Aim of the task: Copy out all lines of the records in which the word "that" appears.

Task input:
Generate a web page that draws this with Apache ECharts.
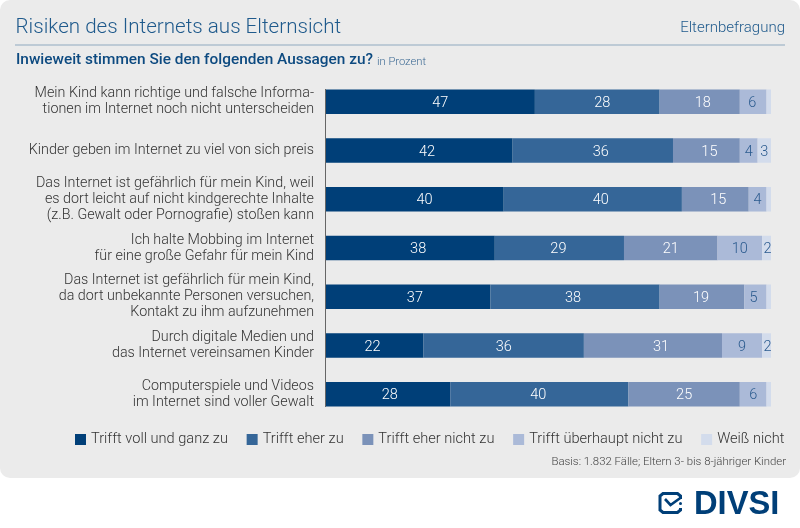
<!DOCTYPE html>
<html><head><meta charset="utf-8">
<style>html,body{margin:0;padding:0;background:#fff}#c{width:800px;height:528px}</style>
<script src="https://cdn.jsdelivr.net/npm/echarts@6/dist/echarts.min.js"></script>
</head><body><div id="c"></div>
<script>
const categories = [
 "Mein Kind kann richtige und falsche Informa-\ntionen im Internet noch nicht unterscheiden",
 "Kinder geben im Internet zu viel von sich preis",
 "Das Internet ist gefährlich für mein Kind, weil\nes dort leicht auf nicht kindgerechte Inhalte\n(z.B. Gewalt oder Pornografie) stoßen kann",
 "Ich halte Mobbing im Internet\nfür eine große Gefahr für mein Kind",
 "Das Internet ist gefährlich für mein Kind,\nda dort unbekannte Personen versuchen,\nKontakt zu ihm aufzunehmen",
 "Durch digitale Medien und\ndas Internet vereinsamen Kinder",
 "Computerspiele und Videos\nim Internet sind voller Gewalt"
];
const seriesNames = ["Trifft voll und ganz zu","Trifft eher zu","Trifft eher nicht zu","Trifft überhaupt nicht zu","Weiß nicht"];
const vollUndGanz = [47,42,40,38,37,22,28];
const eherZu      = [28,36,40,29,38,36,40];
const eherNicht   = [18,15,15,21,19,31,25];
const ueberhaupt  = [6,4,4,10,5,9,6];
const weissNicht  = [1,3,1,2,1,2,1];
const seriesValues = [vollUndGanz,eherZu,eherNicht,ueberhaupt,weissNicht];
const colors = ["#003f78","#356698","#7b92b9","#abbad8","#d3dcec"];
const labelColors = ["#fff","#fff","#fff","#2a5a8e","#2a5a8e"];
// horizontal nudges of the value labels (the reference does not centre them)
const labelNudge = [
 [10,8,10,8,7,-2,2],
 [5,8,8,-1,-2,0,-1],
 [3,3,3,0,-1,8,0],
 [-1,0,0,0,-2,0,0],
 [0,0,0,1,0,1,0]
];
const FONT = "Roboto";
const chart = echarts.init(document.getElementById('c'));
chart.setOption({
 animation:false,
 backgroundColor:'#fff',
 color:colors,
 title:{text:"Risiken des Internets aus Elternsicht",left:10.5,top:12,textStyle:{fontFamily:FONT,fontWeight:300,fontSize:20.6,color:'#1f5a8c'}},
 legend:{left:70,top:427,itemWidth:11,itemHeight:11,itemGap:18.7,icon:'rect',
   textStyle:{fontFamily:FONT,fontWeight:300,fontSize:14.6,color:'#333'},
   data:seriesNames},
 grid:{left:325.5,right:29,top:77.4,height:341.25},
 xAxis:{type:'value',min:0,max:100,show:false},
 yAxis:{type:'category',inverse:true,data:categories,
   axisLine:{show:false},axisTick:{show:false},
   axisLabel:{margin:11.5,align:'right',padding:[4,0,0,0],fontFamily:FONT,fontWeight:300,fontSize:14.3,lineHeight:16,color:'#333'}},
 series:seriesValues.map((v,i)=>({
   name:seriesNames[i],type:'bar',stack:'all',barWidth:24.5,
   data:v.map((x,j)=>({value:x,label:{offset:[labelNudge[i][j],1.5]}})),
   label:{show:true,position:'inside',fontFamily:FONT,fontWeight:300,fontSize:14.5,color:labelColors[i],
     formatter:p=>p.value>1?String(p.value):''}
 })),
 graphic:[
  {type:'rect',z:-10,shape:{x:0,y:0,width:800,height:478,r:10},style:{fill:'#ebebeb'}},
  {type:'line',z:-5,shape:{x1:15,y1:45,x2:785,y2:45},style:{stroke:'#8fa9c0',lineWidth:1.2}},
  {type:'line',z:5,shape:{x1:325.5,y1:89,x2:325.5,y2:407},style:{stroke:'#666',lineWidth:1}},
  {type:'text',x:785,y:21,style:{text:"Elternbefragung",align:'right',font:'300 15px '+FONT,fill:'#1f5a8c'}},
  {type:'text',x:16,y:53,style:{text:"Inwieweit stimmen Sie den folgenden Aussagen zu?",font:'500 15.4px '+FONT,fill:'#0d4a80'}},
  {type:'text',x:377,y:57,style:{text:"in Prozent",font:'300 11.2px '+FONT,fill:'#3d6a94'}},
  {type:'text',x:786,y:457,style:{text:"Basis: 1.832 Fälle; Eltern 3- bis 8-jähriger Kinder",align:'right',font:'300 11.4px '+FONT,fill:'#444'}},
  {type:'polyline',shape:{points:[[680.5,499],[680.5,496],[677.5,493.5],[663,493.5],[660,496],[660,510],[663,512.5],[677.5,512.5],[680.5,510],[680.5,508]]},style:{fill:'none',stroke:'#003f78',lineWidth:3}},
  {type:'polyline',shape:{points:[[665,499],[670.5,505],[681,497.5]]},style:{fill:'none',stroke:'#003f78',lineWidth:2.6}},
  {type:'circle',shape:{cx:680.5,cy:503.5,r:1.5},style:{fill:'#003f78'}},
  {type:'text',x:694,y:488,style:{text:"DIVSI",font:'700 32.7px "Liberation Sans"',fill:'#003f78'}}
 ]
});
</script></body></html>
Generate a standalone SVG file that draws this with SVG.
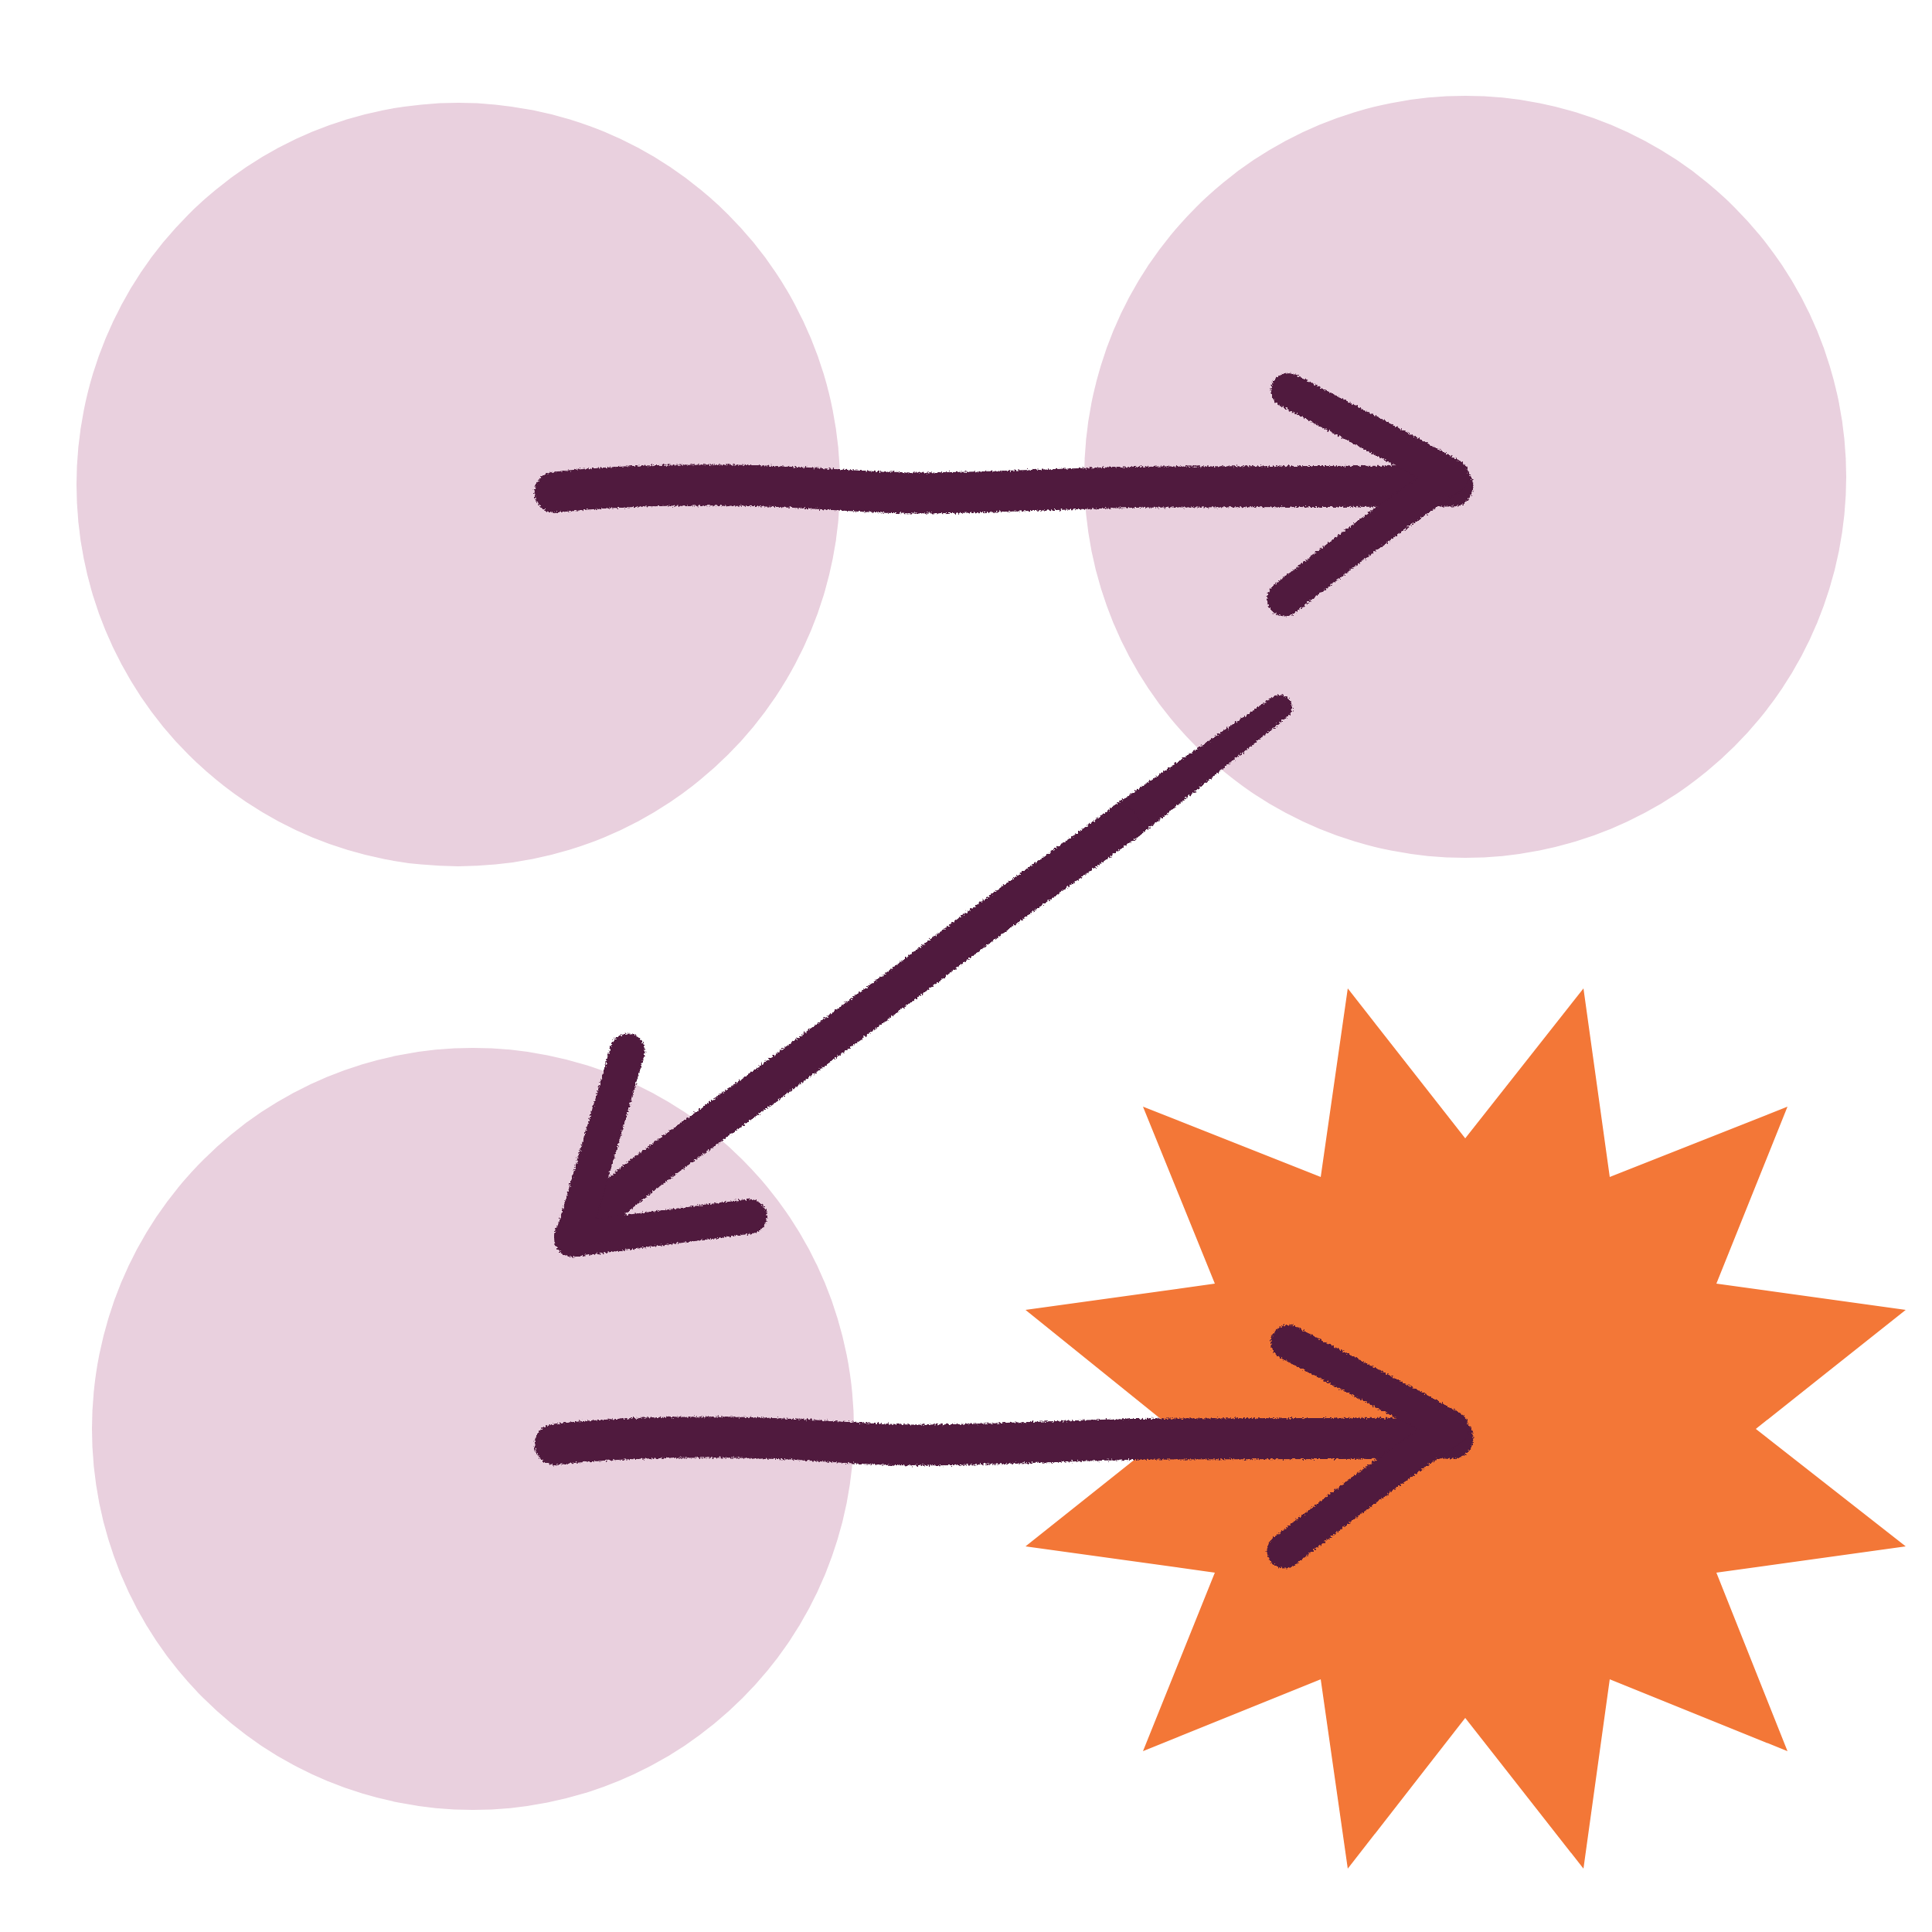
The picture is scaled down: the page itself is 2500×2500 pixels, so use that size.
<svg xmlns="http://www.w3.org/2000/svg" width="2500" height="2500" viewBox="0 0 2500 2500">
<style>
.node{fill:#E9D0DE}
.star{fill:#F37737}
.arrow{fill:none;stroke:#501A3E;stroke-linecap:round;stroke-linejoin:round}
.ink{fill:#501A3E}
</style>
<defs>
<filter id="crayon" x="-5%" y="-5%" width="110%" height="110%" color-interpolation-filters="sRGB">
<feTurbulence type="fractalNoise" baseFrequency="0.45" numOctaves="2" seed="3" result="n"/>
<feDisplacementMap in="SourceGraphic" in2="n" scale="6" xChannelSelector="R" yChannelSelector="G"/>
</filter>
</defs>
<rect width="2500" height="2500" fill="#FFFFFF"/>
<g id="node-1"><circle class="node" cx="593" cy="627" r="494"/></g>
<g id="node-2"><circle class="node" cx="1896" cy="617" r="493"/></g>
<g id="node-3"><circle class="node" cx="612" cy="1849" r="493"/></g>
<g id="node-4"><polygon class="star" points="1744,1279 1896,1473 2049,1279 2083,1523 2313,1432 2221,1661 2466,1695 2272,1849 2466,2001 2221,2035 2313,2266 2083,2173 2049,2418 1896,2223 1744,2418 1709,2173 1479,2266 1572,2035 1327,2001 1518,1849 1327,1695 1572,1661 1479,1432 1709,1523"/></g>
<g id="connectors" filter="url(#crayon)">
<g id="arrow-1">
<path class="arrow" stroke-width="53" d="M 718,637 C 780,630 850,627 950,628 C 1050,629 1120,639 1200,638 C 1300,637 1400,631 1500,630 L 1880,629"/>
<path class="arrow" stroke-width="45" d="M 1667,505 C 1740,543 1810,578 1878,616 C 1800,668 1730,722 1662,775"/>
</g>
<g id="arrow-2">
<path class="ink" d="M 1646.4,902.2 L 1434.4,1047.2 L 1465.6,1088.8 L 1665.6,927.8 A 16 16 0 0 0 1646.4,902.2 Z"/>
<path class="arrow" stroke-width="50" d="M 1450,1068 L 1400,1104 C 1350,1140 1280,1188 1200,1250 C 1100,1325 1000,1398 900,1470 C 840,1513 790,1550 742,1600"/>
<path class="arrow" stroke-width="45" d="M 812,1360 L 740,1604 L 970,1574"/>
</g>
<g id="arrow-3" transform="translate(0,1232)">
<path class="arrow" stroke-width="53" d="M 718,637 C 780,630 850,627 950,628 C 1050,629 1120,639 1200,638 C 1300,637 1400,631 1500,630 L 1880,629"/>
<path class="arrow" stroke-width="45" d="M 1667,505 C 1740,543 1810,578 1878,616 C 1800,668 1730,722 1662,775"/>
</g>
</g>
</svg>
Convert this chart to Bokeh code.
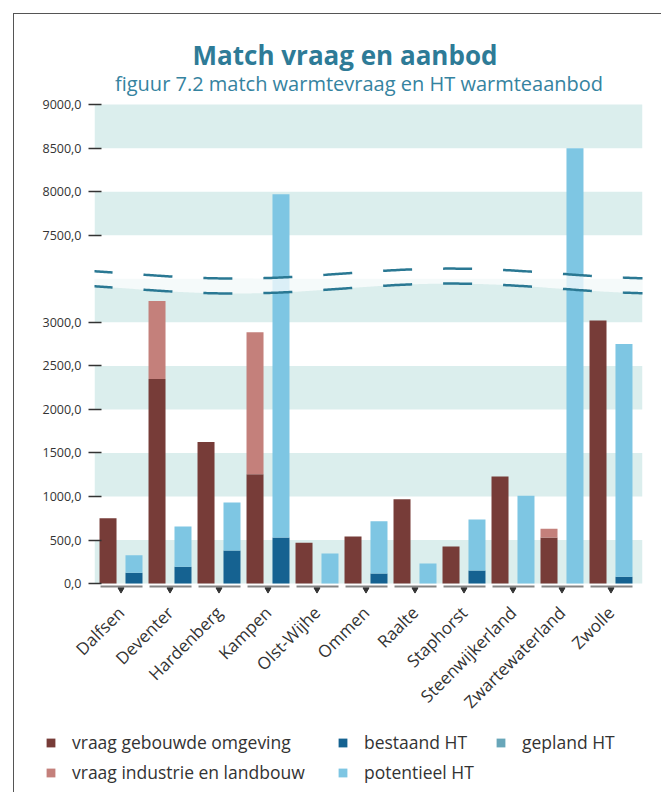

Solution for this problem:
Generate a web page that draws this with Apache ECharts.
Generate a standalone SVG file that draws this with SVG.
The picture is scaled down: the page itself is 2500×2500 pixels, so use that size.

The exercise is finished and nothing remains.